- GIVEN REQUEST: Nothing but the lines from the top of the data to the line holding "const ro07 = [0.7];" should be printed, word for word and both ends included; leave the pictures out.

- MATERIAL PROVIDED:
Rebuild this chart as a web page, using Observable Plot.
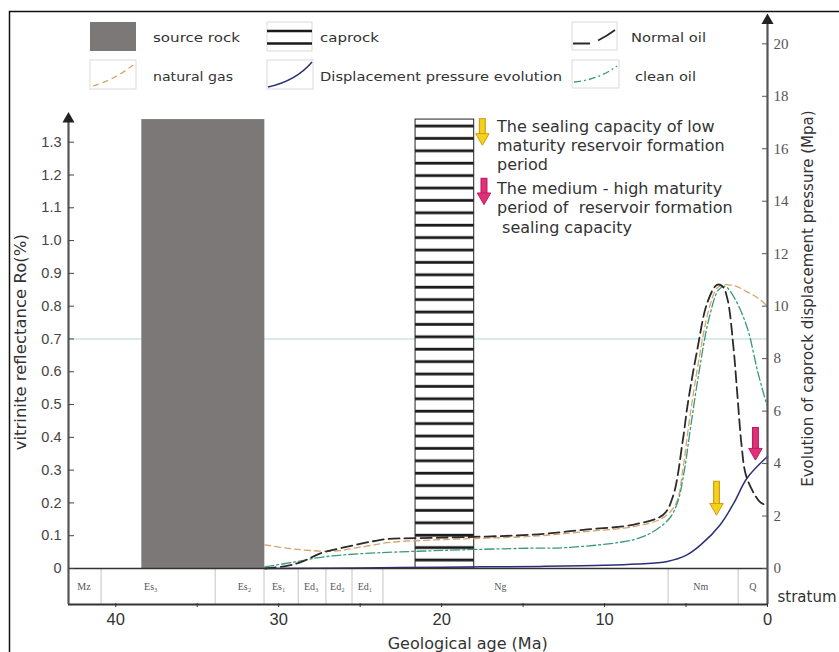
<!DOCTYPE html>
<html><head><meta charset="utf-8">
<script src="https://cdn.jsdelivr.net/npm/d3@7"></script>
<script src="https://cdn.jsdelivr.net/npm/@observablehq/plot@0.6"></script>
<style>
html,body{margin:0;padding:0;background:#fff;}
#chart{position:relative;width:839px;height:652px;}
</style></head><body><div id="chart"></div>
<script>
// ---------- data ----------
const RATIO = 0.08;          // Ro (%) per MPa on the twin (right) axis
const STRIP_BOTTOM = -0.11;  // bottom of the stratum band, in Ro units
const AGE_MAX = 42.9;
const LEFT_AXIS_TOP = 1.38;
const RIGHT_AXIS_TOP_MPA = 21;

const ageTicks = [40, 30, 20, 10, 0];
const ageMinorTicks = [35, 25, 15, 5];
const roTicks = [0, 0.1, 0.2, 0.3, 0.4, 0.5, 0.6, 0.7, 0.8, 0.9, 1.0, 1.1, 1.2, 1.3];
const mpaTicks = [0, 2, 4, 6, 8, 10, 12, 14, 16, 18, 20];

const stratumNames = ["Mz", "Es\u2083", "Es\u2082", "Es\u2081", "Ed\u2083", "Ed\u2082", "Ed\u2081", "Ng", "Nm", "Q"];
const stratumLabelAges = [41.95, 37.85, 32.1, 30.0, 28.0, 26.4, 24.7, 16.4, 4.1, 0.9];
const stratumBoundaries = [40.9, 33.9, 30.9, 28.8, 27.1, 25.5, 23.6, 6.1, 1.8];

const sourceRock = [{from: 38.4, to: 30.85, top: 1.369}];
const caprock = [{from: 21.6, to: 18.0, top: 1.369}];
const ro07 = [0.7];

// [age Ma, Ro %]
const naturalGas = [[30.85,0.072],[29.5,0.062],[28.6,0.057],[26.6,0.053],[25,0.065],[23.1,0.08],[20,0.088],[14.5,0.098],[11.3,0.112],[8.2,0.128],[6.4,0.155],[5.6,0.2],[5.2,0.3],[4.8,0.45],[4.2,0.64],[3.6,0.79],[3.1,0.855],[2.7,0.865],[2.0,0.862],[1.3,0.845],[0.6,0.825],[0,0.80]];
const normalOil = [[30.85,0.0],[29.5,0.008],[28.6,0.02],[27.4,0.047],[26.2,0.062],[23.9,0.086],[23.3,0.09],[20,0.094],[14.5,0.103],[11.3,0.118],[8.2,0.134],[6.4,0.164],[5.8,0.22],[5.2,0.39],[4.9,0.50],[4.3,0.67],[3.7,0.81],[3.1,0.865],[2.75,0.86],[2.45,0.82],[2.1,0.68],[1.85,0.53],[1.6,0.38],[1.35,0.29],[0.9,0.235],[0.5,0.205],[0.2,0.195]];
const cleanOil = [[30.85,0.005],[29,0.02],[27.3,0.035],[25,0.045],[20,0.055],[14.5,0.062],[12.3,0.064],[8.2,0.088],[7.0,0.113],[6.0,0.154],[5.5,0.205],[5.1,0.30],[4.75,0.42],[4.2,0.6],[3.6,0.76],[3.0,0.85],[2.6,0.86],[2.05,0.827],[1.25,0.735],[0.6,0.60],[0.05,0.50]];
// [age Ma, displacement pressure MPa]
const displacement = [[30.85,0],[25,0.02],[20,0.05],[14,0.08],[10,0.12],[8,0.17],[6.15,0.27],[5,0.5],[4.1,0.9],[2.9,1.67],[2.07,2.49],[1.25,3.45],[0,4.27]];

const yellowArrows = [{age: 17.5, top: 1.372, tip: 1.296}, {age: 3.13, top: 0.266, tip: 0.168}];
const pinkArrows = [{age: 17.4, top: 1.19, tip: 1.115}, {age: 0.74, top: 0.43, tip: 0.336}];

const note1 = "The sealing capacity of low\nmaturity reservoir formation\nperiod";
const note2 = "The medium - high maturity\nperiod of  reservoir formation\n\u00a0sealing capacity";

// ---------- build ----------
const rows = (pairs) => pairs.map(([age, v]) => ({age, v}));
const stratumLabels = stratumNames.map((name, i) => ({name, age: stratumLabelAges[i]}));
const SANS = "DejaVu Sans, sans-serif";

function fatArrow(data, fill, edge) {
  return [
    Plot.ruleX(data, {x: "age", y1: "top", y2: "tip", insetBottom: 9, stroke: edge, strokeWidth: 7}),
    Plot.ruleX(data, {x: "age", y1: "top", y2: "tip", insetBottom: 9, insetTop: 1, stroke: fill, strokeWidth: 4.5}),
    Plot.dot(data, {x: "age", y: "tip", symbol: "triangle", rotate: 180, r: 5, dy: -6, fill: fill, stroke: edge, strokeWidth: 1})
  ];
}

const plot = Plot.plot({
  width: 839, height: 652,
  marginLeft: 68, marginRight: 72, marginTop: 0, marginBottom: 49,
  x: {domain: [AGE_MAX, 0]},
  y: {domain: [0, 1.3], range: [568, 141.7]},
  style: {background: "transparent", fontFamily: SANS, overflow: "visible"},
  marks: [
    Plot.ruleY(ro07, {stroke: "#c8e4e6", strokeWidth: 1.6}),
    Plot.rect(sourceRock, {x1: "from", x2: "to", y1: 0, y2: "top", fill: "#7d7878"}),
    Plot.rect(caprock, {x1: "from", x2: "to", y1: 0, y2: "top", fill: "url(#capHatch)", stroke: "#222", strokeWidth: 1}),
    Plot.line(rows(naturalGas), {x: "age", y: "v", curve: "catmull-rom", stroke: "#d9a46a", strokeWidth: 1.3, strokeDasharray: "6,4"}),
    Plot.line(rows(cleanOil), {x: "age", y: "v", curve: "catmull-rom", stroke: "#3a9a78", strokeWidth: 1.3, strokeDasharray: "9,3,2,3"}),
    Plot.line(rows(normalOil), {x: "age", y: "v", curve: "catmull-rom", stroke: "#2b2b2b", strokeWidth: 1.8, strokeDasharray: "11,5"}),
    Plot.line(rows(displacement), {x: "age", y: (d) => d.v * RATIO, curve: "catmull-rom", stroke: "#2c2f78", strokeWidth: 1.5}),
    // stratum band
    Plot.ruleX(stratumBoundaries, {y1: 0, y2: STRIP_BOTTOM, stroke: "#b5b5b5", strokeWidth: 0.8}),
    Plot.text(stratumLabels, {x: "age", y: STRIP_BOTTOM / 2, text: "name", fontFamily: "Liberation Serif, DejaVu Serif, serif", fontSize: 10, fill: "#555"}),
    Plot.ruleY([0], {stroke: "#333", strokeWidth: 1.6}),
    Plot.ruleY([STRIP_BOTTOM], {stroke: "#333", strokeWidth: 2}),
    // axis lines with arrow heads
    Plot.ruleX([AGE_MAX], {y1: STRIP_BOTTOM, y2: LEFT_AXIS_TOP, stroke: "#555", strokeWidth: 2.2}),
    Plot.ruleX([0], {y1: STRIP_BOTTOM, y2: RIGHT_AXIS_TOP_MPA * RATIO, stroke: "#555", strokeWidth: 2.2}),
    Plot.dot([LEFT_AXIS_TOP], {x: AGE_MAX, y: (d) => d, symbol: "triangle", r: 4.5, dy: 3, fill: "#222"}),
    Plot.dot([RIGHT_AXIS_TOP_MPA * RATIO], {x: 0, y: (d) => d, symbol: "triangle", r: 4.5, dy: 3, fill: "#222"}),
    // arrows
    ...fatArrow(yellowArrows, "#f3d21c", "#d99a14"),
    ...fatArrow(pinkArrows, "#e0307a", "#c01d60"),
    // annotations
    Plot.text([note1], {x: 16.6, y: 1.374, text: (d) => d, textAnchor: "start", lineAnchor: "top", lineHeight: 1.2, fontSize: 16, fill: "#333", fontWeight: 500}),
    Plot.text([note2], {x: 16.6, y: 1.183, text: (d) => d, textAnchor: "start", lineAnchor: "top", lineHeight: 1.2, fontSize: 16, fill: "#333", fontWeight: 500}),
    // axes
    Plot.axisY(roTicks, {anchor: "left", tickSize: 6, dx: 6, tickPadding: 7, fontSize: 14.5, fontFamily: "Liberation Sans, Arial, sans-serif", color: "#444", label: null,
      tickFormat: (d) => d === 0 ? "0" : d.toFixed(1)}),
    Plot.axisY(mpaTicks.map((p) => p * RATIO), {anchor: "right", tickSize: 6, dx: -6, tickPadding: 6, fontSize: 15, fontFamily: "Liberation Serif, serif", color: "#555", label: null,
      tickFormat: (d) => String(Math.round(d / RATIO))}),
    Plot.axisX(ageTicks, {anchor: "bottom", tickSize: 4, tickPadding: 6, fontSize: 16.5, fontFamily: "Liberation Sans, Arial, sans-serif", color: "#333", label: null}),
    Plot.axisX(ageMinorTicks, {anchor: "bottom", tickSize: 4, text: null, color: "#333", label: null}),
    // titles
    Plot.text(["Geological age (Ma)"], {x: 18.4, frameAnchor: "bottom", dy: 45, text: (d) => d, fontSize: 16, fill: "#333"}),
    Plot.text(["vitrinite reflectance Ro(%)"], {frameAnchor: "left", dx: -48, y: 0.69, rotate: -90, textAnchor: "middle", text: (d) => d, fontSize: 16.5, fill: "#333"}),
    Plot.text(["Evolution of caprock displacement pressure (Mpa)"], {frameAnchor: "right", dx: 41, y: 0.823, rotate: -90, textAnchor: "middle", text: (d) => d, fontSize: 15, fill: "#333"}),
    Plot.text(["stratum"], {frameAnchor: "right", dx: 10, y: -0.088, textAnchor: "start", text: (d) => d, fontSize: 15, fill: "#333"})
  ]
});

document.getElementById("chart").appendChild(plot);

// ---------- decorations: hatch pattern, outer frame, legend ----------
const svg = d3.select(plot);
const defs = svg.insert("defs", ":first-child");
const pat = defs.append("pattern").attr("id", "capHatch").attr("patternUnits", "userSpaceOnUse")
  .attr("x", 0).attr("y", 554).attr("width", 20).attr("height", 12.4);
pat.append("rect").attr("width", 20).attr("height", 12.4).attr("fill", "#fff");
pat.append("rect").attr("y", 4.6).attr("width", 20).attr("height", 2.8).attr("fill", "#1a1a1a");

svg.append("path").attr("d", "M9.5,652 V11.5 H839").attr("fill", "none").attr("stroke", "#111").attr("stroke-width", 1.5);

const lg = svg.append("g").attr("font-family", SANS).attr("font-size", 13).attr("fill", "#333").attr("text-anchor", "start");
const box = (x, y, w, h) => lg.append("rect").attr("x", x).attr("y", y).attr("width", w).attr("height", h).attr("fill", "#fff").attr("stroke", "#d0d0d0").attr("stroke-width", 0.8);
// source rock
lg.append("rect").attr("x", 90).attr("y", 22).attr("width", 46).attr("height", 29).attr("fill", "#7d7878");
// caprock
box(267, 22, 45, 29);
lg.append("line").attr("x1", 267).attr("x2", 312).attr("y1", 31).attr("y2", 31).attr("stroke", "#1a1a1a").attr("stroke-width", 2.6);
lg.append("line").attr("x1", 267).attr("x2", 312).attr("y1", 43.5).attr("y2", 43.5).attr("stroke", "#1a1a1a").attr("stroke-width", 2.6);
// natural gas
box(90, 60, 46, 29);
lg.append("path").attr("d", "M93,86 Q114,80 133,65").attr("fill", "none").attr("stroke", "#d9a46a").attr("stroke-width", 1.3).attr("stroke-dasharray", "6,4");
// displacement
box(267, 60, 46, 29);
lg.append("path").attr("d", "M268,87 Q296,81 312,62").attr("fill", "none").attr("stroke", "#2c2f78").attr("stroke-width", 1.5);
// normal oil
box(572, 22, 45, 28);
lg.append("path").attr("d", "M573,43.5 L590,43.5 M598,40.5 Q607,36 615,30").attr("fill", "none").attr("stroke", "#2b2b2b").attr("stroke-width", 1.8);
// clean oil
box(572, 60, 47, 28);
lg.append("path").attr("d", "M574,82 Q598,80 617,66").attr("fill", "none").attr("stroke", "#3a9a78").attr("stroke-width", 1.3).attr("stroke-dasharray", "7,3,2,3");
// legend texts
const lt = (x, y, s, w) => lg.append("text").attr("x", x).attr("y", y).attr("dy", "0.35em").attr("textLength", w).attr("lengthAdjust", "spacingAndGlyphs").text(s);
lt(153, 37, "source rock", 87);
lt(320, 37, "caprock", 59);
lt(153, 76, "natural gas", 80);
lt(320, 76, "Displacement pressure evolution", 242);
lt(631, 37, "Normal oil", 75);
lt(635, 76, "clean oil", 61);
</script>
</body></html>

- CORRECT RESPONSE:
Rebuild this chart as a web page, using Observable Plot.
<!DOCTYPE html>
<html><head><meta charset="utf-8">
<script src="https://cdn.jsdelivr.net/npm/d3@7"></script>
<script src="https://cdn.jsdelivr.net/npm/@observablehq/plot@0.6"></script>
<style>
html,body{margin:0;padding:0;background:#fff;}
#chart{position:relative;width:839px;height:652px;}
</style></head><body><div id="chart"></div>
<script>
// ---------- data ----------
const RATIO = 0.08;          // Ro (%) per MPa on the twin (right) axis
const STRIP_BOTTOM = -0.11;  // bottom of the stratum band, in Ro units
const AGE_MAX = 42.9;
const LEFT_AXIS_TOP = 1.38;
const RIGHT_AXIS_TOP_MPA = 21;

const ageTicks = [40, 30, 20, 10, 0];
const ageMinorTicks = [35, 25, 15, 5];
const roTicks = [0, 0.1, 0.2, 0.3, 0.4, 0.5, 0.6, 0.7, 0.8, 0.9, 1.0, 1.1, 1.2, 1.3];
const mpaTicks = [0, 2, 4, 6, 8, 10, 12, 14, 16, 18, 20];

const stratumNames = ["Mz", "Es\u2083", "Es\u2082", "Es\u2081", "Ed\u2083", "Ed\u2082", "Ed\u2081", "Ng", "Nm", "Q"];
const stratumLabelAges = [41.95, 37.85, 32.1, 30.0, 28.0, 26.4, 24.7, 16.4, 4.1, 0.9];
const stratumBoundaries = [40.9, 33.9, 30.9, 28.8, 27.1, 25.5, 23.6, 6.1, 1.8];

const sourceRock = [{from: 38.4, to: 30.85, top: 1.369}];
const caprock = [{from: 21.6, to: 18.0, top: 1.369}];
const ro07 = [0.7];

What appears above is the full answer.